A special ceremony is held in Norwich to remember the victims of the Japanese attack on Pearl Harbor in December of 1941. Commanding Officer of the Groton Sub Base, Captain Paul Whitescarver was the keynote speaker on Thursday, which marked the anniversary of the attack that prompted the United States to enter World War 2.  A total of 17 Connecticut servicemen died at Pearl Harbor, including Henry Carlson and Mike Quarto of Norwich and William Seeley of New London. Over 2,400 Americans were killed in the attack. Thursday’s ceremony was sponsored by the Sub Base and the Norwich Area Veterans Council.


Gov. Dannel Malloy

Gov. Dannel P. Malloy is sounding the alarm about the projected solvency of Connecticut’s transportation account, warning the state may not have the money to pay for many road and bridge improvement projects.  He says lawmakers must take steps to replenish the Special Transportation Fund, impacted by a loss in gas tax revenue, a shift to more fuel-efficient vehicles, increased debt payments and other factors.  Malloy released a ten-page report on Thursday that highlights how the Special Transportation Fund is projected be in deficit for a number of years beginning in 2019. The report includes a long list of projects potentially at risk throughout Connecticut.


Nearly half of Connecticut’s school districts are violating state safety requirements enacted in the wake of the 2012 Sandy Hook Elementary School massacre.  The Hartford Courant reports many districts are not complying with some aspect of the law requiring them to submit various safety-related reports to the state.  The newspaper says nearly 100 school districts haven’t submitted the School Security and Safety Plan due each September.
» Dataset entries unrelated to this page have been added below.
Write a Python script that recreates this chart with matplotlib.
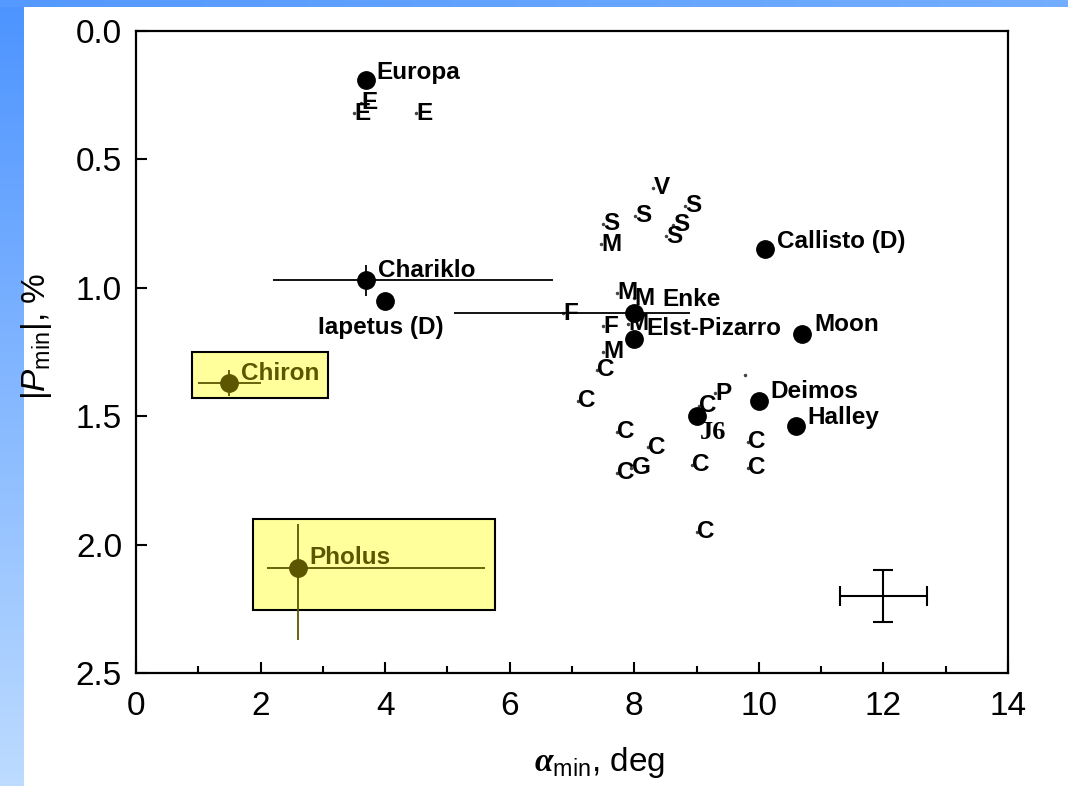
import matplotlib.pyplot as plt
import numpy as np
from matplotlib.patches import Rectangle

plt.rcParams['font.family'] = ['Liberation Sans', 'DejaVu Sans']
plt.rcParams['mathtext.fontset'] = 'custom'
plt.rcParams['mathtext.rm'] = 'Liberation Sans'
plt.rcParams['mathtext.it'] = 'Liberation Sans:italic'
plt.rcParams['mathtext.cal'] = 'Liberation Serif:italic:bold'
plt.rcParams['mathtext.bf'] = 'Liberation Sans:bold'

# named objects (filled circles)
obj_names = ['Europa', 'Chariklo', 'Iapetus (D)', 'Enke', 'Elst-Pizarro',
             'Callisto (D)', 'Moon', 'Deimos', 'Halley', 'J6']
obj_alpha = [3.7, 3.7, 4.0, 8.0, 8.0, 10.1, 10.7, 10.0, 10.6, 9.0]
obj_pmin = [0.19, 0.97, 1.05, 1.10, 1.20, 0.85, 1.18, 1.44, 1.54, 1.50]

# error bars for Chariklo and Enke (lower, upper)
err_names = ['Chariklo', 'Enke']
err_alpha_lo = [1.5, 2.9]
err_alpha_hi = [3.0, 0.9]
err_pmin = [0.06, 0.0]

# centaurs (highlighted)
cent_names = ['Chiron', 'Pholus']
cent_alpha = [1.5, 2.6]
cent_pmin = [1.37, 2.09]
cent_alpha_lo = [0.5, 0.5]
cent_alpha_hi = [0.5, 3.0]
cent_pmin_lo = [0.05, 0.17]
cent_pmin_hi = [0.05, 0.28]

# asteroid taxonomic classes
tax_class = ['E', 'E', 'E', 'V', 'S', 'S', 'M', 'S', 'S', 'S',
             'M', 'M', 'F', 'F', 'M', 'M', 'C', 'C', 'C', 'C',
             'C', 'G', 'C', 'C', 'C', 'C', 'C', 'P', '']
tax_alpha = [3.50, 3.61, 4.49, 8.30, 8.01, 7.50, 7.46, 8.81, 8.62, 8.51,
             7.72, 8.00, 6.85, 7.50, 7.90, 7.50, 7.40, 7.09, 7.72, 8.22,
             7.72, 7.95, 8.92, 9.82, 9.82, 9.00, 9.04, 9.29, 9.78]
tax_pmin = [0.32, 0.28, 0.32, 0.61, 0.72, 0.75, 0.83, 0.68, 0.755, 0.80,
            1.02, 1.04, 1.10, 1.15, 1.14, 1.25, 1.32, 1.44, 1.56, 1.62,
            1.72, 1.70, 1.69, 1.60, 1.70, 1.95, 1.46, 1.41, 1.34]

# typical error cross
typ_alpha, typ_pmin = 12.0, 2.2
typ_alpha_err, typ_pmin_err = 0.7, 0.1

olive = '#5c5600'
lab_fs = 17.5

fig = plt.figure(figsize=(10.68, 7.86), dpi=100)

# slide background strips
grad = np.linspace(0, 1, 256).reshape(-1, 1)
c_top = np.array([0.30, 0.58, 1.0])
c_bot = np.array([0.74, 0.86, 1.0])
left_img = c_top + grad[:, :, None] * (c_bot - c_top)
bg_left = fig.add_axes([0, 0, 24 / 1068, 1])
bg_left.imshow(left_img, aspect='auto')
bg_left.axis('off')
hgrad = np.linspace(0, 1, 256).reshape(1, -1)
top_img = np.array([0.33, 0.6, 1.0]) + hgrad[:, :, None] * (np.array([0.45, 0.68, 1.0]) - np.array([0.33, 0.6, 1.0]))
bg_top = fig.add_axes([0, 1 - 7 / 786, 1, 7 / 786])
bg_top.imshow(top_img, aspect='auto')
bg_top.axis('off')

ax = fig.add_axes([136 / 1068, 1 - 673 / 786, 872 / 1068, 642 / 786])

# highlight boxes
ax.add_patch(Rectangle((0.90, 1.25), 2.18, 0.18, facecolor='#ffff9c',
                       edgecolor='black', lw=1.5, zorder=1))
ax.add_patch(Rectangle((1.88, 1.90), 3.88, 0.355, facecolor='#ffff9c',
                       edgecolor='black', lw=1.5, zorder=1))

# taxonomy letters
ax.plot(tax_alpha, tax_pmin, 'o', color='#444444', ms=1.5, zorder=2)
for c, x, y in zip(tax_class, tax_alpha, tax_pmin):
    ax.annotate(c, (x, y), xytext=(0.3, 0), textcoords='offset points',
                ha='left', va='center', fontsize=lab_fs, fontweight='bold', zorder=3)

# error bars
for n, lo, hi, pe in zip(err_names, err_alpha_lo, err_alpha_hi, err_pmin):
    i = obj_names.index(n)
    ax.errorbar(obj_alpha[i], obj_pmin[i], xerr=[[lo], [hi]],
                yerr=pe if pe > 0 else None, fmt='none', ecolor='black',
                elinewidth=1.3, capsize=0, zorder=4)

ax.plot(obj_alpha, obj_pmin, 'o', color='black', ms=12.5, zorder=5)

label_off = {'Europa': (7.5, 5), 'Chariklo': (8, 7), 'Iapetus (D)': (-3, -19.5),
             'Enke': (20, 10), 'Elst-Pizarro': (8.6, 8), 'Callisto (D)': (8.6, 5.8),
             'Moon': (8.6, 7), 'Deimos': (8.6, 6.5), 'Halley': (8, 6.5), 'J6': (2, -11.5)}
for n, x, y in zip(obj_names, obj_alpha, obj_pmin):
    dx, dy = label_off[n]
    if n == 'J6':
        ax.annotate(n, (x, y), xytext=(dx, dy), textcoords='offset points',
                    ha='left', va='center', fontsize=19, fontweight='bold',
                    family='Liberation Serif', zorder=6)
    else:
        ax.annotate(n, (x, y), xytext=(dx, dy), textcoords='offset points',
                    ha='center' if n == 'Iapetus (D)' else 'left', va='center',
                    fontsize=lab_fs, fontweight='bold', zorder=6)

# centaurs
ax.errorbar(cent_alpha, cent_pmin, xerr=[cent_alpha_lo, cent_alpha_hi],
            yerr=[cent_pmin_lo, cent_pmin_hi], fmt='o', color=olive, ms=12.5,
            ecolor=olive, elinewidth=1.3, capsize=0, zorder=5)
cent_off = {'Chiron': (8.6, 7), 'Pholus': (8, 7)}
for n, x, y in zip(cent_names, cent_alpha, cent_pmin):
    ax.annotate(n, (x, y), xytext=cent_off[n], textcoords='offset points',
                ha='left', va='center', fontsize=lab_fs, fontweight='bold',
                color=olive, zorder=6)

# typical error
ax.errorbar(typ_alpha, typ_pmin, xerr=typ_alpha_err, yerr=typ_pmin_err,
            fmt='none', ecolor='black', elinewidth=1.5, capsize=7, capthick=1.5)

ax.set_xlim(0, 14)
ax.set_ylim(2.5, 0.0)
ax.set_xticks(np.arange(0, 15, 2))
ax.set_xticks(np.arange(1, 14, 2), minor=True)
ax.set_yticks(np.arange(0, 2.51, 0.5))
ax.yaxis.set_major_formatter(plt.FormatStrFormatter('%.1f'))
ax.tick_params(which='both', direction='in', labelsize=24, width=1.5)
ax.tick_params(axis='x', which='major', length=8, pad=13)
ax.tick_params(axis='y', which='major', length=8, pad=10)
ax.tick_params(which='minor', length=5)
for s in ax.spines.values():
    s.set_linewidth(1.6)

ax.set_xlabel(r'$\mathcal{\alpha}_{\rm min}$, deg', fontsize=24)
ax.xaxis.set_label_coords(0.532, -0.112)
ax.set_ylabel(r'$|P_{\rm min}|$, %', fontsize=24)
ax.yaxis.set_label_coords(-0.094, 0.525)

fig.savefig('out.png', dpi=100)
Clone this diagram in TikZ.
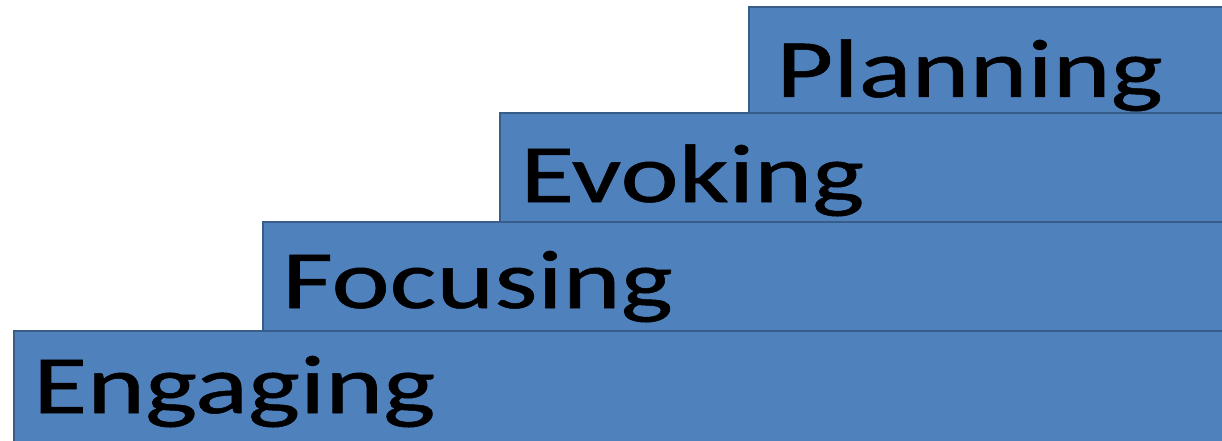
\documentclass[tikz,border=0pt]{standalone}
\usepackage{fontspec}
\setmainfont{Carlito}
\newfontfamily\stairfont{Carlito}[FakeBold=0.6]
\definecolor{stepfill}{RGB}{79,129,189}
\definecolor{stepline}{RGB}{56,93,138}
\begin{document}
\begin{tikzpicture}[x=1pt,y=1pt,
  stair/.style={fill=stepfill,draw=stepline,line width=2pt},
  lbl/.style={anchor=base west,inner sep=0pt,font=\stairfont\fontsize{83}{83}\selectfont,xscale=1.33,text=black}]
\useasboundingbox (0,0) rectangle (1222,440);
\fill[white] (0,0) rectangle (1222,440);
\draw[stair] (749,327) rectangle (1240,433);
\draw[stair] (500,218) rectangle (1240,327);
\draw[stair] (263,109) rectangle (1240,218);
\draw[stair] (14,-10) rectangle (1240,109);
\node[lbl] (p) at (776,343) {Planning};
\node[lbl] (e) at (520,238) {Evoking};
\node[lbl] (f) at (282,132) {Focusing};
\node[lbl] (g) at (33,27) {Engaging};
\end{tikzpicture}
\end{document}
Nearly 60 haven’t submitted the plan in at least two years.  And the paper reports barely 25 percent of districts filed records of their lockdown and fire drills last year. They’re due each July.


A Rhode Island Senate committee has revised legislation to provide public financing for a new stadium for the Pawtucket Red Sox.  The Senate Finance Committee met Thursday. Chairman William Conley says the revisions respond to concerns raised during hearings and strengthen “what was already a good deal” to build the stadium in Pawtucket.  The legislation won’t be voted on until the new session in January.  Lawmakers are considering a proposal to share the $83 million project cost among the state, Pawtucket and the team, the Triple-A affiliate of the Boston Red Sox.  Among a host of changes, the bill was amended to direct additional ballpark revenue to Pawtucket, specify additional lease conditions and state that the team will pay any construction cost overruns.